そのため、借金があることと返済が滞っていることが勤務先に発覚してしまいます。
2 どのようなときに給料が差し押さえられるのか?
借金を返済することができずに滞納している場合、債権者が裁判を起こしてくることがあります。
貸金業者から起こされた裁判の流れについては、こちらをご覧ください。
この裁判では、返済をしていないことが事実である以上、既に時効になっているといった理由がない限りは、負けてしまうことになります。
この場合、債権者は国家権力を使って、債務者の財産から強制的に債権を回収することができる権利を取得します。
その代表例が、給料の差押えです。
3 給料の差押えと債務整理手続きとの関係
給料の差押えが債務整理にどのように関係してくるのかは、どの方法で債務整理するのかによって変わってきます。
債務整理の方法は、大きく分けると任意整理、自己破産、個人再生の3つです。
どの手続きを選ぶかによって、給料の差押えによる影響や対処方法が異なります。
⑴ 任意整理
任意整理は、各債権者との交渉により、債務の利息・遅延損害金のカットや、長期間での分割払いとすることを目標とする手続きです。
しかし、既に給料が差押えられてしまっているケースでは、交渉は困難となる可能性があります。

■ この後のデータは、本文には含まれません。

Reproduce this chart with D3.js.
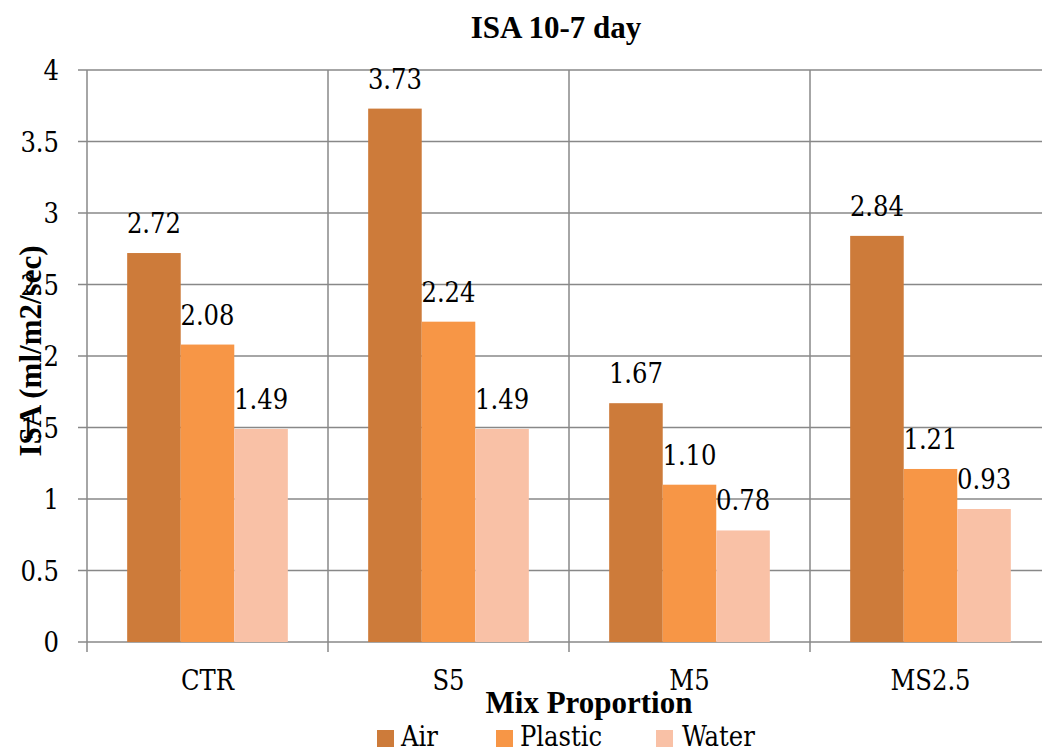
<!DOCTYPE html>
<html>
<head>
<meta charset="utf-8">
<script src="https://cdn.jsdelivr.net/npm/d3@7/dist/d3.min.js"></script>
<style>
  html, body { margin: 0; padding: 0; background: #fff; overflow: hidden; }
  svg { display: block; }
  svg text { font-family: "Liberation Serif", "Times New Roman", serif; }
  svg text.reg { font-family: "DejaVu Serif Condensed", "DejaVu Serif", serif; font-stretch: condensed; }
</style>
</head>
<body>
<svg id="chart" width="1042" height="750"></svg>
<script>
// Mix proportions and ISA readings (ml/m2/sec) at 10-7 day
const categories = ["CTR", "S5", "M5", "MS2.5"];
const seriesNames = ["Air", "Plastic", "Water"];
const airValues = [2.72, 3.73, 1.67, 2.84];
const plasticValues = [2.08, 2.24, 1.10, 1.21];
const waterValues = [1.49, 1.49, 0.78, 0.93];
const yTicks = [0, 0.5, 1, 1.5, 2, 2.5, 3, 3.5, 4];
const seriesColors = ["#CD7B3A", "#F79646", "#F9C1A6"];

const seriesValues = [airValues, plasticValues, waterValues];

const svg = d3.select("#chart");
const plotLeft = 87, plotRight = 1051, plotTop = 70, plotBottom = 642;
const gridColor = "#888888";
const regSize = 27;

const x0 = d3.scaleBand().domain(categories).range([plotLeft, plotRight]).padding(0);
const x1 = d3.scaleBand().domain(seriesNames).range([0, x0.bandwidth()])
  .paddingInner(0).paddingOuter(0.75);
const y = d3.scaleLinear().domain([0, 4]).range([plotBottom, plotTop]);

// Horizontal gridlines with outward tick stubs on the left
svg.append("g").selectAll("line").data(yTicks).join("line")
  .attr("x1", plotLeft - 9).attr("x2", plotRight)
  .attr("y1", d => y(d)).attr("y2", d => y(d))
  .attr("stroke", gridColor).attr("stroke-width", 1.5);

// Vertical gridlines on category boundaries, extended below the axis as ticks
const boundaries = categories.map(c => x0(c)).concat([plotRight]);
svg.append("g").selectAll("line").data(boundaries).join("line")
  .attr("x1", d => d).attr("x2", d => d)
  .attr("y1", plotTop)
  .attr("y2", plotBottom + 10)
  .attr("stroke", gridColor).attr("stroke-width", 1.5);

// Y tick labels
svg.append("g").selectAll("text").data(yTicks).join("text")
  .attr("class", "reg")
  .attr("x", 59).attr("y", d => y(d) + 10)
  .attr("text-anchor", "end")
  .attr("font-size", regSize).attr("fill", "#000")
  .text(d => d);

// Bars
const groups = svg.append("g").selectAll("g").data(categories).join("g")
  .attr("transform", c => `translate(${x0(c)},0)`);

groups.selectAll("rect")
  .data((c, ci) => seriesNames.map((s, si) => ({ s, si, v: seriesValues[si][ci] })))
  .join("rect")
  .attr("x", d => x1(d.s))
  .attr("width", x1.bandwidth())
  .attr("y", d => y(d.v))
  .attr("height", d => y(0) - y(d.v))
  .attr("fill", d => seriesColors[d.si]);

// Value labels
groups.selectAll("text")
  .data((c, ci) => seriesNames.map((s, si) => ({ s, si, v: seriesValues[si][ci] })))
  .join("text")
  .attr("class", "reg")
  .attr("x", d => x1(d.s) + x1.bandwidth() / 2)
  .attr("y", d => y(d.v) - 20)
  .attr("text-anchor", "middle")
  .attr("font-size", regSize).attr("fill", "#000")
  .text(d => d.v.toFixed(2));

// Category labels
svg.append("g").selectAll("text").data(categories).join("text")
  .attr("class", "reg")
  .attr("x", c => x0(c) + x0.bandwidth() / 2)
  .attr("y", 690)
  .attr("text-anchor", "middle")
  .attr("font-size", regSize).attr("fill", "#000")
  .text(c => c);

// Title
svg.append("text")
  .attr("x", 556).attr("y", 38)
  .attr("text-anchor", "middle")
  .attr("font-size", 31).attr("font-weight", "bold")
  .text("ISA 10-7 day");

// Axis titles
svg.append("text")
  .attr("x", 589).attr("y", 713)
  .attr("text-anchor", "middle")
  .attr("font-size", 31).attr("font-weight", "bold")
  .text("Mix Proportion");

svg.append("text")
  .attr("transform", "translate(41,351) rotate(-90)")
  .attr("text-anchor", "middle")
  .attr("font-size", 31).attr("font-weight", "bold")
  .text("ISA (ml/m2/sec)");

// Legend
const legendX = [377, 496, 656];
const legend = svg.append("g").selectAll("g").data(seriesNames).join("g")
  .attr("transform", (d, i) => `translate(${legendX[i]},730)`);
legend.append("rect")
  .attr("width", 17).attr("height", 17)
  .attr("fill", (d, i) => seriesColors[i]);
legend.append("text")
  .attr("class", "reg")
  .attr("x", (d, i) => i === 2 ? 26 : 24).attr("y", 16)
  .attr("font-size", regSize).attr("fill", "#000")
  .text(d => d);
</script>
</body>
</html>
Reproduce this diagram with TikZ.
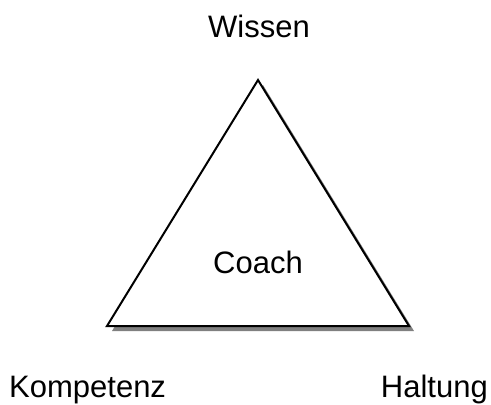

というのも、債権者の立場からすれば、時間とコストをかけて給料の差押えの手続きを行い、自動的に給料から返済を受けられる状況を作り出すことに成功しているわけですから、いまさら交渉に応じるメリットは無いと考えられるためです。
任意整理の手続きを選択する場合には、給料が差押えられてしまう前に、債権者との交渉をまとめることを目指すべきです。
⑵ 自己破産・個人再生
自己破産・個人再生の場合、裁判所への申請を行った場合には、給料の差押えの手続きを止めることができる可能性があります。
逆に言えば、裁判所への申請を行う前だと、たとえ自己破産や個人再生を行う場合であっても、給料の差押えを止めることは困難です。